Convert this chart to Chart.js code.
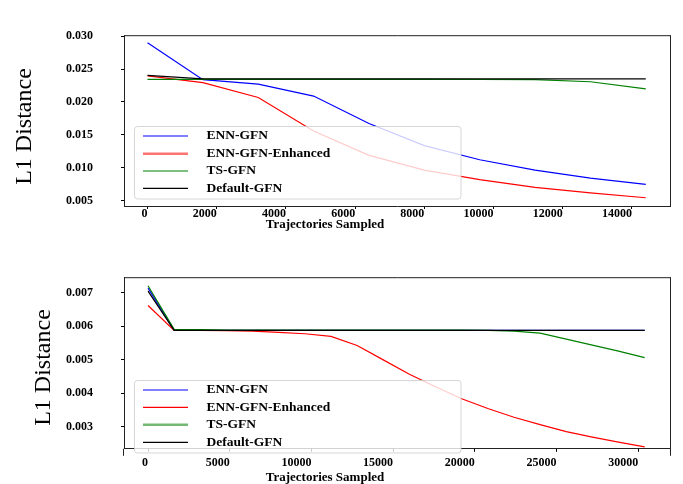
<!DOCTYPE html>
<html><head><meta charset="utf-8">
<script src="https://cdn.jsdelivr.net/npm/chart.js@4"></script>
<style>html,body{margin:0;padding:0;background:#fff;}.w{width:683px;height:242px;position:relative;}canvas{display:block;}</style>
</head><body>
<div class="w"><canvas id="c1" width="683" height="242"></canvas></div>
<div class="w"><canvas id="c2" width="683" height="242"></canvas></div>
<script>
// ---- data ----
const seriesNames = ['ENN-GFN', 'ENN-GFN-Enhanced', 'TS-GFN', 'Default-GFN'];
const seriesColors = ['#0000ff', '#ff0000', '#008000', '#000000'];
const xLabel = 'Trajectories Sampled';
const yLabel = 'L1 Distance';

// top panel
const xTop = [0, 1600, 3200, 4800, 6400, 8000, 9600, 11200, 12800, 14400];
const ennTop = [0.0290, 0.02338, 0.0227, 0.0209, 0.01672, 0.01338, 0.01122, 0.00964, 0.00842, 0.00747];
const ennEnhTop = [0.02396, 0.02293, 0.02068, 0.01558, 0.01189, 0.00964, 0.0082, 0.00703, 0.00618, 0.00545];
const tsTop = [0.02342, 0.02342, 0.02342, 0.02342, 0.02342, 0.02342, 0.02341, 0.02338, 0.02307, 0.02199];
const defTop = [0.02405, 0.0235, 0.0235, 0.0235, 0.0235, 0.0235, 0.0235, 0.0235, 0.0235, 0.0235];
const xTicksTop = [0, 2000, 4000, 6000, 8000, 10000, 12000, 14000];
const yTicksTop = [0.005, 0.010, 0.015, 0.020, 0.025, 0.030];

// bottom panel
const xBot = [0, 1600, 3200, 4800, 6400, 8000, 9600, 11200, 12800, 14400, 16000, 17600, 19200, 20800, 22400, 24000, 25600, 27200, 28800, 30400];
const ennBot = [0.00713, 0.00587, 0.00587, 0.00587, 0.00587, 0.00587, 0.00587, 0.00587, 0.00587, 0.00587, 0.00587, 0.00587, 0.00587, 0.00587, 0.00587, 0.00587, 0.00587, 0.00587, 0.00587, 0.00587];
const ennEnhBot = [0.00661, 0.00587, 0.00587, 0.00586, 0.00585, 0.00581, 0.00577, 0.00569, 0.00542, 0.00499, 0.00456, 0.00419, 0.00383, 0.00354, 0.00328, 0.00306, 0.00285, 0.00269, 0.00254, 0.0024];
const tsBot = [0.0072, 0.0059, 0.00589, 0.00588, 0.00588, 0.00588, 0.00588, 0.00588, 0.00588, 0.00588, 0.00588, 0.00588, 0.00588, 0.00587, 0.00585, 0.00579, 0.00561, 0.00543, 0.00525, 0.00506];
const defBot = [0.00704, 0.00587, 0.00587, 0.00587, 0.00587, 0.00587, 0.00587, 0.00587, 0.00587, 0.00587, 0.00587, 0.00587, 0.00587, 0.00587, 0.00587, 0.00587, 0.00587, 0.00587, 0.00587, 0.00587];
const xTicksBot = [0, 5000, 10000, 15000, 20000, 25000, 30000];
const yTicksBot = [0.003, 0.004, 0.005, 0.006, 0.007];

// ---- drawing ----
const SERIF = '"Liberation Serif", "DejaVu Serif", serif';

function panelPlugin(cfg) {
  return {
    id: 'panel',
    afterDatasetsDraw(chart) {
      const ctx = chart.ctx, a = chart.chartArea;
      ctx.save();
      // legend box (semi-transparent, above lines)
      const L = cfg.legend;
      const r = 3;
      ctx.beginPath();
      ctx.moveTo(L.x + r, L.y);
      ctx.lineTo(L.x + L.w - r, L.y);
      ctx.quadraticCurveTo(L.x + L.w, L.y, L.x + L.w, L.y + r);
      ctx.lineTo(L.x + L.w, L.y + L.h - r);
      ctx.quadraticCurveTo(L.x + L.w, L.y + L.h, L.x + L.w - r, L.y + L.h);
      ctx.lineTo(L.x + r, L.y + L.h);
      ctx.quadraticCurveTo(L.x, L.y + L.h, L.x, L.y + L.h - r);
      ctx.lineTo(L.x, L.y + r);
      ctx.quadraticCurveTo(L.x, L.y, L.x + r, L.y);
      ctx.closePath();
      ctx.fillStyle = 'rgba(255,255,255,0.8)';
      ctx.fill();
      ctx.strokeStyle = 'rgba(204,204,204,0.8)';
      ctx.lineWidth = 1;
      ctx.stroke();
      ctx.font = 'bold 13.5px ' + SERIF;
      ctx.textBaseline = 'middle';
      ctx.textAlign = 'left';
      chart.data.datasets.forEach((ds, i) => {
        const yy = L.rows[i];
        const thick = cfg.thickSample === i;
        ctx.strokeStyle = thick ? ds.thickColor : ds.borderColor;
        ctx.lineWidth = thick ? 2.6 : 1.2;
        ctx.beginPath();
        ctx.moveTo(143, yy);
        ctx.lineTo(188, yy);
        ctx.stroke();
        ctx.fillStyle = '#000';
        ctx.fillText(ds.label, 206.5, yy);
      });
      ctx.restore();
    },
    afterDraw(chart) {
      const ctx = chart.ctx, a = chart.chartArea;
      ctx.save();
      ctx.strokeStyle = '#222';
      ctx.lineWidth = 1;
      ctx.beginPath();
      ctx.moveTo(a.left, a.top + 0.5);
      ctx.lineTo(a.right + 0.5, a.top + 0.5);
      ctx.moveTo(a.right + 0.5, a.top);
      ctx.lineTo(a.right + 0.5, a.bottom + cfg.spineExt);
      if (cfg.spineExt > 0) {
        ctx.moveTo(a.left - 0.5, a.bottom);
        ctx.lineTo(a.left - 0.5, a.bottom + cfg.spineExt);
      }
      ctx.stroke();
      // axis titles
      ctx.fillStyle = '#000';
      ctx.font = 'bold 13px ' + SERIF;
      ctx.textAlign = 'center';
      ctx.textBaseline = 'alphabetic';
      ctx.fillText(xLabel, 325, cfg.xTitleY);
      ctx.translate(cfg.yTitleX, cfg.yTitleY);
      ctx.rotate(-Math.PI / 2);
      ctx.font = '24px ' + SERIF;
      ctx.fillText(yLabel, 0, 0);
      ctx.restore();
    }
  };
}

function makeChart(id, xs, seriesList, xTicks, yTicks, xr, yr, cfg) {
  const order = [3, 2, 1, 0];
  const thickColors = ['rgba(0,0,255,0.55)', 'rgba(255,0,0,0.55)', 'rgba(0,128,0,0.55)', 'rgba(0,0,0,0.55)'];
  const datasets = seriesList.map((vals, i) => ({
    label: seriesNames[i],
    data: xs.map((x, j) => ({ x: x, y: vals[j] })),
    borderColor: seriesColors[i],
    thickColor: thickColors[i],
    borderWidth: 1.2,
    pointRadius: 0,
    tension: 0,
    fill: false,
    order: order[i]
  }));
  return new Chart(document.getElementById(id), {
    type: 'line',
    data: { datasets },
    options: {
      responsive: false,
      animation: false,
      devicePixelRatio: 1,
      layout: { padding: { left: 0, right: 13, top: cfg.padTop, bottom: 0 } },
      plugins: { legend: { display: false }, tooltip: { enabled: false } },
      scales: {
        x: {
          type: 'linear',
          min: xr[0], max: xr[1],
          afterBuildTicks: s => { s.ticks = xTicks.map(v => ({ value: v })); },
          afterFit: s => { s.height = cfg.xHeight; },
          grid: { drawOnChartArea: false, drawTicks: true, tickLength: 3, color: '#000' },
          border: { display: true, color: '#222', width: 1 },
          ticks: {
            align: 'end', maxRotation: 0, autoSkip: false, padding: cfg.xPad,
            color: '#000', font: { family: SERIF, size: 12, weight: 'bold' },
            callback: v => String(v)
          }
        },
        y: {
          min: yr[0], max: yr[1],
          afterBuildTicks: s => { s.ticks = yTicks.map(v => ({ value: v })); },
          afterFit: s => { s.width = 124; },
          grid: { drawOnChartArea: false, drawTicks: true, tickLength: 3, color: '#000' },
          border: { display: true, color: '#222', width: 1 },
          ticks: {
            padding: 28, autoSkip: false,
            color: '#000', font: { family: SERIF, size: 12, weight: 'bold' },
            callback: v => Number(v).toFixed(3)
          }
        }
      }
    },
    plugins: [panelPlugin(cfg)]
  });
}

makeChart('c1', xTop, [ennTop, ennEnhTop, tsTop, defTop], xTicksTop, yTicksTop,
  [-680, 15100], [0.0042, 0.03014],
  { padTop: 14, xHeight: 36, xPad: -2, spineExt: 0, xTitleY: 228, yTitleX: 31, yTitleY: 126.5,
    thickSample: 1,
    legend: { x: 134.5, y: 126.5, w: 326.5, h: 72.5, rows: [136, 153.7, 171, 188.3] } });

makeChart('c2', xBot, [ennBot, ennEnhBot, tsBot, defBot], xTicksBot, yTicksBot,
  [-1470, 31950], [0.00234, 0.007455],
  { padTop: 23, xHeight: 31, xPad: 4, spineExt: 7, xTitleY: 239, yTitleX: 50, yTitleY: 125.5,
    thickSample: 2,
    legend: { x: 134.5, y: 138.5, w: 326.5, h: 72.5, rows: [148, 165.3, 182.7, 200.3] } });
</script>
</body></html>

□ □ □ □

Set task: Give again exactly the lines running from the beginning of the material above through the line that contains "const yTicksTop = [0.005, 0.010, 0.015, 0.020, 0.025, 0.030];", and leave out every picture.

Answer to this problem:
Convert this chart to Chart.js code.
<!DOCTYPE html>
<html><head><meta charset="utf-8">
<script src="https://cdn.jsdelivr.net/npm/chart.js@4"></script>
<style>html,body{margin:0;padding:0;background:#fff;}.w{width:683px;height:242px;position:relative;}canvas{display:block;}</style>
</head><body>
<div class="w"><canvas id="c1" width="683" height="242"></canvas></div>
<div class="w"><canvas id="c2" width="683" height="242"></canvas></div>
<script>
// ---- data ----
const seriesNames = ['ENN-GFN', 'ENN-GFN-Enhanced', 'TS-GFN', 'Default-GFN'];
const seriesColors = ['#0000ff', '#ff0000', '#008000', '#000000'];
const xLabel = 'Trajectories Sampled';
const yLabel = 'L1 Distance';

// top panel
const xTop = [0, 1600, 3200, 4800, 6400, 8000, 9600, 11200, 12800, 14400];
const ennTop = [0.0290, 0.02338, 0.0227, 0.0209, 0.01672, 0.01338, 0.01122, 0.00964, 0.00842, 0.00747];
const ennEnhTop = [0.02396, 0.02293, 0.02068, 0.01558, 0.01189, 0.00964, 0.0082, 0.00703, 0.00618, 0.00545];
const tsTop = [0.02342, 0.02342, 0.02342, 0.02342, 0.02342, 0.02342, 0.02341, 0.02338, 0.02307, 0.02199];
const defTop = [0.02405, 0.0235, 0.0235, 0.0235, 0.0235, 0.0235, 0.0235, 0.0235, 0.0235, 0.0235];
const xTicksTop = [0, 2000, 4000, 6000, 8000, 10000, 12000, 14000];
const yTicksTop = [0.005, 0.010, 0.015, 0.020, 0.025, 0.030];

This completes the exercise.